General Contractor/Repair Man. Lets say you make your husband move the furniture around just one last time because you are just positive that table will look better just a smidge to the left, and he ‘accidently’ knocks a hole in the wall, you get to repair it..not a landlord.
Plumber: in this instance, you find yourself in an unseasonably cold Texas winter, and while you are used to cold winters and pipes freezing in Indiana, your Texas house…and its brand new sprinkler system is not, and you find yourself outside at 10pm with a hair dryer,
old new towels and duct tape hoping to thaw them before they explode.
Animal control: This time, your comfortably asleep in your bed, its your day off and you have no plans other than to be lazy. Suddenly, as if you are a character in the children’s book “The Night Before Christmas” a loud noise comes from the other end of the house. Thinking its the cats fighting, you threaten them with the water bottle, again, and go back to sleep. Order seems restored, until it happens again. This time, you get a little more aggressive with the yelling and fire a warning water shot in the general direction of the noise and again, go back to sleep. It is then you realize that one of the cats has burrowed himself into the blankets, presumably out of fear. Now, slightly freaked out because you know the cats cant be the source of the noise, you get out of bed, change your clothes (because your high school gym shorts and spaghetti strap shirt are not proper attire when you have an un-wanted house guest..) grab your phone and head to the origination of the noise.
Nothing, and I mean nothing, makes a 26 year old woman feel like a 5 year old girl faster than a weird noise coming from a what should be silent dryer. You better believe I was hysterically calling/begging/demanding my husband to come home from work and rescue me from certain death.

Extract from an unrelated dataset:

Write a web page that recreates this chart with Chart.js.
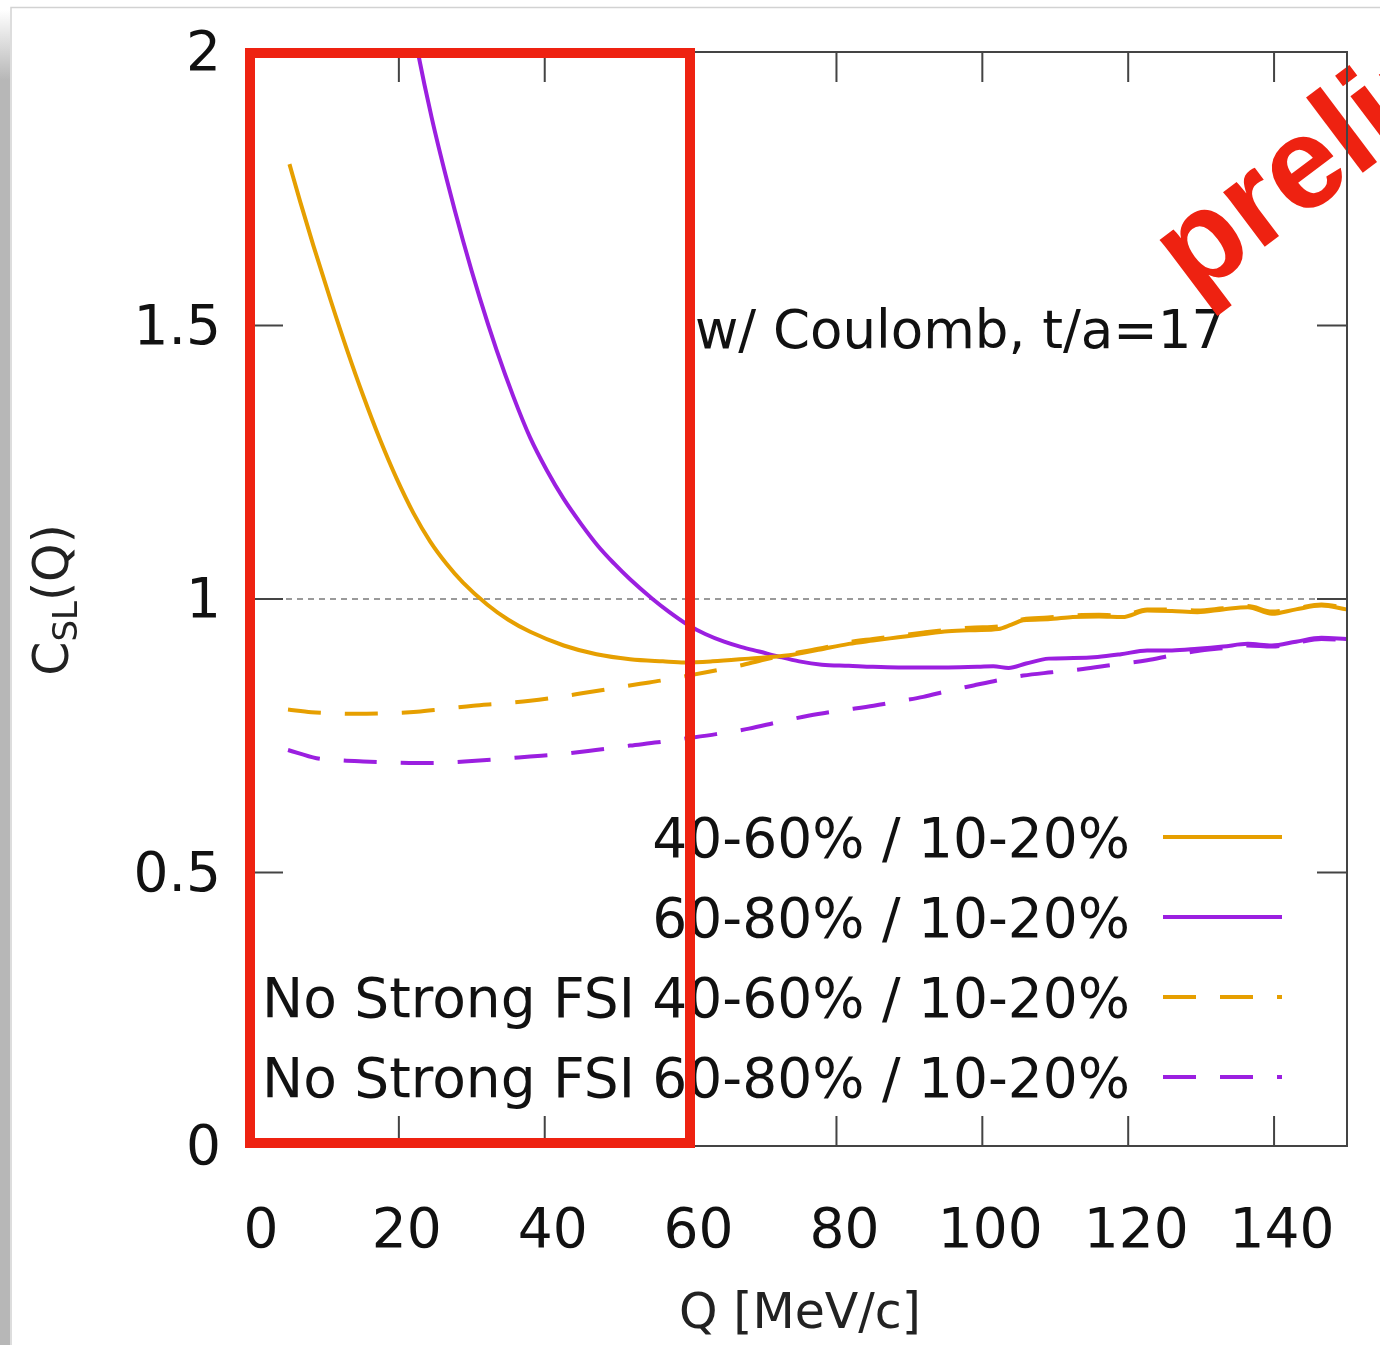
<!DOCTYPE html>
<html>
<head>
<meta charset="utf-8">
<script src="https://cdn.jsdelivr.net/npm/chart.js@4.4.1/dist/chart.umd.min.js"></script>
<style>
  html, body { margin: 0; padding: 0; background: #fff; }
  canvas { display: block; }
</style>
</head>
<body>
<canvas id="myChart" width="1380" height="1345"></canvas>
<script>
// values, Q in MeV/c
var qSolid4060 = [5.0, 6.5, 8.3, 10.6, 12.9, 15.1, 17.4, 19.7, 22, 24.3, 26.5, 28.8, 32.1, 35, 38.0, 42.6, 47.1, 51.7, 56.2, 59.2, 63, 68.0, 73.5, 77.5, 81.7, 85, 88.5, 92, 95.3, 99, 102.2, 104, 105.6, 109, 112.4, 116, 119.2, 122.6, 126, 129.5, 133, 136.4, 139.7, 143, 146.5, 149.9];
var cSolid4060 = [1.795, 1.725, 1.645, 1.548, 1.455, 1.372, 1.292, 1.220, 1.157, 1.105, 1.065, 1.030, 0.990, 0.962, 0.940, 0.915, 0.899, 0.890, 0.886, 0.884, 0.886, 0.891, 0.897, 0.907, 0.918, 0.924, 0.930, 0.936, 0.941, 0.943, 0.945, 0.953, 0.961, 0.963, 0.967, 0.968, 0.967, 0.979, 0.978, 0.976, 0.981, 0.985, 0.973, 0.981, 0.988, 0.981];

var qSolid6080 = [20, 22.6, 24.5, 26.6, 28.8, 31.1, 33.4, 35.7, 38.0, 40.3, 42.6, 45, 47.3, 49.5, 51.7, 54.7, 57, 59.6, 62, 64.6, 67, 69.4, 72, 74.9, 78, 81.7, 85, 88.5, 92, 95.3, 99.4, 101.5, 103.6, 106, 109.1, 112.5, 115.8, 119, 122.6, 126, 129.5, 133, 136.4, 139.7, 143, 146.5, 149.9];
var cSolid6080 = [2.19, 2.0, 1.88, 1.765, 1.655, 1.55, 1.455, 1.37, 1.295, 1.235, 1.183, 1.137, 1.097, 1.065, 1.036, 1.001, 0.977, 0.953, 0.936, 0.922, 0.912, 0.904, 0.895, 0.886, 0.880, 0.878, 0.876, 0.875, 0.875, 0.875, 0.876, 0.877, 0.874, 0.882, 0.891, 0.892, 0.894, 0.899, 0.906, 0.906, 0.909, 0.913, 0.918, 0.915, 0.922, 0.929, 0.927];

var qNoFsi4060 = [4.8, 8, 11, 14.2, 18, 22.5, 26, 30.2, 34, 38.0, 41.5, 45.3, 49, 53.1, 56, 59.3, 62.5, 66.7, 70, 73.5, 77.5, 81.7, 85, 88.5, 92, 95.3, 99, 102.2, 104, 105.6, 109, 112.4, 116, 119.2, 122.6, 126, 129.5, 133, 136.4, 139.7, 143, 146.5, 149.9];
var cNoFsi4060 = [0.798, 0.793, 0.791, 0.790, 0.791, 0.794, 0.799, 0.805, 0.809, 0.814, 0.820, 0.828, 0.836, 0.845, 0.851, 0.859, 0.867, 0.878, 0.889, 0.899, 0.909, 0.921, 0.927, 0.933, 0.939, 0.944, 0.948, 0.950, 0.958, 0.963, 0.966, 0.970, 0.971, 0.970, 0.981, 0.981, 0.979, 0.983, 0.987, 0.977, 0.983, 0.990, 0.984];

var qNoFsi6080 = [4.8, 8.7, 12, 15.1, 19.5, 24.3, 29, 33.4, 38, 42.6, 47, 51.7, 55.5, 59.3, 63.5, 68.0, 72, 76.3, 80.5, 85.1, 88.5, 91.9, 95.3, 98.8, 102, 105.6, 109.5, 113.8, 118, 122.6, 126, 129.5, 133, 136.4, 139.7, 143, 146.5, 149.9];
var cNoFsi6080 = [0.724, 0.709, 0.705, 0.703, 0.701, 0.700, 0.703, 0.707, 0.712, 0.717, 0.724, 0.732, 0.738, 0.745, 0.753, 0.763, 0.775, 0.787, 0.796, 0.805, 0.813, 0.821, 0.832, 0.842, 0.851, 0.860, 0.866, 0.872, 0.880, 0.888, 0.897, 0.905, 0.910, 0.915, 0.913, 0.920, 0.927, 0.925];

var qRef = [0, 150];
var cRef = [1, 1];

var xTicks = [0, 20, 40, 60, 80, 100, 120, 140];
var xTickLabels = ["0", "20", "40", "60", "80", "100", "120", "140"];
var yTicks = [0, 0.5, 1, 1.5, 2];
var yTickLabels = ["0", "0.5", "1", "1.5", "2"];

var legendLabels = [
  "40-60% / 10-20%",
  "60-80% / 10-20%",
  "No Strong FSI 40-60% / 10-20%",
  "No Strong FSI 60-80% / 10-20%"
];
var noteText = "w/ Coulomb, t/a=17";
var stampText = "preliminary";
var xTitle = "Q [MeV/c]";

var ORANGE = "#e69f00";
var PURPLE = "#9b1fe0";
var RED = "#ee2211";
var FAM = '"DejaVu Sans", Verdana, sans-serif';

function toPoints(qs, cs) {
  return qs.map(function (q, i) { return { x: q, y: cs[i] }; });
}

var decor = {
  id: "decor",
  beforeDraw: function (chart) {
    var ctx = chart.ctx;
    ctx.save();
    ctx.fillStyle = "#fff";
    ctx.fillRect(0, 0, chart.width, chart.height);
    // page edge of the screenshot
    var g = ctx.createLinearGradient(0, 10, 0, 80);
    g.addColorStop(0, "#ffffff");
    g.addColorStop(1, "#b7b7b7");
    ctx.fillStyle = g;
    ctx.fillRect(0, 0, 10, 80);
    ctx.fillStyle = "#b7b7b7";
    ctx.fillRect(0, 80, 10, chart.height - 80);
    ctx.strokeStyle = "#d2d2d2";
    ctx.lineWidth = 1.5;
    ctx.beginPath();
    ctx.moveTo(11, chart.height);
    ctx.lineTo(11, 7.5);
    ctx.lineTo(chart.width, 7.5);
    ctx.stroke();
    ctx.restore();
  },
  afterDatasetsDraw: function (chart) {
    var ctx = chart.ctx, a = chart.chartArea;
    var xs = chart.scales.x, ys = chart.scales.y;
    var ds = chart.data.datasets;
    ctx.save();

    ctx.font = "53px " + FAM;
    ctx.fillStyle = "#111";
    ctx.textAlign = "left";
    ctx.textBaseline = "alphabetic";
    ctx.fillText(noteText, 695, 348);

    // key
    ctx.font = "55px " + FAM;
    legendLabels.forEach(function (lab, i) {
      var yb = 857 + 80 * i;
      ctx.textAlign = "right";
      ctx.fillStyle = "#111";
      ctx.fillText(lab, 1130, yb);
      ctx.strokeStyle = ds[i].borderColor;
      ctx.lineWidth = ds[i].borderWidth;
      ctx.setLineDash(ds[i].borderDash || []);
      ctx.beginPath();
      ctx.moveTo(1163, yb - 20);
      ctx.lineTo(1282, yb - 20);
      ctx.stroke();
    });
    ctx.setLineDash([]);

    // stamp
    ctx.save();
    ctx.translate(1194, 300);
    ctx.rotate(-37 * Math.PI / 180);
    ctx.font = "bold 130px 'Liberation Sans', Arial, sans-serif";
    ctx.fillStyle = RED;
    ctx.textAlign = "left";
    ctx.fillText(stampText, 0, 0);
    ctx.restore();

    // frame + inward ticks
    ctx.strokeStyle = "#444";
    ctx.lineWidth = 2;
    ctx.strokeRect(a.left, a.top, a.right - a.left, a.bottom - a.top);
    ctx.beginPath();
    xTicks.forEach(function (v) {
      var px = xs.getPixelForValue(v);
      ctx.moveTo(px, a.bottom); ctx.lineTo(px, a.bottom - 30);
      ctx.moveTo(px, a.top); ctx.lineTo(px, a.top + 30);
    });
    yTicks.forEach(function (v) {
      var py = ys.getPixelForValue(v);
      ctx.moveTo(a.left, py); ctx.lineTo(a.left + 30, py);
      ctx.moveTo(a.right, py); ctx.lineTo(a.right - 30, py);
    });
    ctx.stroke();

    // axis titles
    ctx.fillStyle = "#222";
    ctx.font = "49px " + FAM;
    ctx.textAlign = "center";
    ctx.fillText(xTitle, (a.left + a.right) / 2, 1328);

    ctx.save();
    ctx.translate(68, 600);
    ctx.rotate(-Math.PI / 2);
    var big = "49px " + FAM, small = "34px " + FAM;
    ctx.font = big; var wC = ctx.measureText("C").width; var wQ = ctx.measureText("(Q)").width;
    ctx.font = small; var wS = ctx.measureText("SL").width;
    var x0 = -(wC + wS + wQ) / 2;
    ctx.textAlign = "left";
    ctx.font = big; ctx.fillText("C", x0, 0);
    ctx.font = small; ctx.fillText("SL", x0 + wC, 9);
    ctx.font = big; ctx.fillText("(Q)", x0 + wC + wS, 0);
    ctx.restore();

    // highlight box
    ctx.strokeStyle = RED;
    ctx.lineWidth = 10;
    ctx.strokeRect(250, 53, 440, 1090);

    ctx.restore();
  }
};

new Chart(document.getElementById("myChart"), {
  type: "line",
  data: {
    datasets: [
      { label: legendLabels[0], data: toPoints(qSolid4060, cSolid4060), borderColor: ORANGE, borderWidth: 4, pointRadius: 0, cubicInterpolationMode: "monotone" },
      { label: legendLabels[1], data: toPoints(qSolid6080, cSolid6080), borderColor: PURPLE, borderWidth: 4, pointRadius: 0, cubicInterpolationMode: "monotone" },
      { label: legendLabels[2], data: toPoints(qNoFsi4060, cNoFsi4060), borderColor: ORANGE, borderWidth: 4, borderDash: [33, 24], pointRadius: 0, cubicInterpolationMode: "monotone" },
      { label: legendLabels[3], data: toPoints(qNoFsi6080, cNoFsi6080), borderColor: PURPLE, borderWidth: 4, borderDash: [33, 24], pointRadius: 0, cubicInterpolationMode: "monotone" },
      { label: "C = 1", data: toPoints(qRef, cRef), borderColor: "#9a9a9a", borderWidth: 2, borderDash: [6, 5], pointRadius: 0 }
    ]
  },
  options: {
    responsive: false,
    animation: false,
    devicePixelRatio: 1,
    layout: { padding: { left: 0, right: 33, top: 52, bottom: 0 } },
    plugins: {
      legend: { display: false },
      tooltip: { enabled: false }
    },
    scales: {
      x: {
        type: "linear",
        min: 0,
        max: 150,
        grid: { display: false },
        border: { display: false },
        afterBuildTicks: function (s) { s.ticks = xTicks.map(function (v) { return { value: v }; }); },
        afterFit: function (s) { s.height = 199; s.paddingLeft = 0; s.paddingRight = 0; },
        ticks: {
          font: { family: FAM, size: 55 },
          color: "#111",
          padding: 46,
          labelOffset: 8,
          maxRotation: 0,
          autoSkip: false,
          callback: function (v, i) { return xTickLabels[i]; }
        }
      },
      y: {
        type: "linear",
        min: 0,
        max: 2,
        grid: { display: false },
        border: { display: false },
        afterBuildTicks: function (s) { s.ticks = yTicks.map(function (v) { return { value: v }; }); },
        afterFit: function (s) { s.width = 253; s.paddingTop = 0; s.paddingBottom = 0; },
        ticks: {
          font: { family: FAM, size: 55 },
          color: "#111",
          padding: 24,
          labelOffset: 4,
          callback: function (v, i) { return yTickLabels[i]; }
        }
      }
    }
  },
  plugins: [decor]
});
</script>
</body>
</html>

To kill time and to make sure there was a witness to my death just in case Matthew did not make it home in time, I face timed my mom.
A single mother with two strong willed kids, my mom is, of course, trained and experienced in hostage situations, and was able to
comfort scare me, until my animal control specialist arrived home.
30 minutes, a pile of clean/dry socks and an extended grabber later, Matthew and I were now the proud owners of a tiny brown sparrow who thought it would be
cute to slide down our dryer vent. She, however, did not stay long. Like a white dove being released at a wedding..this sparrow had better plans that did not involve being fluffed and folded.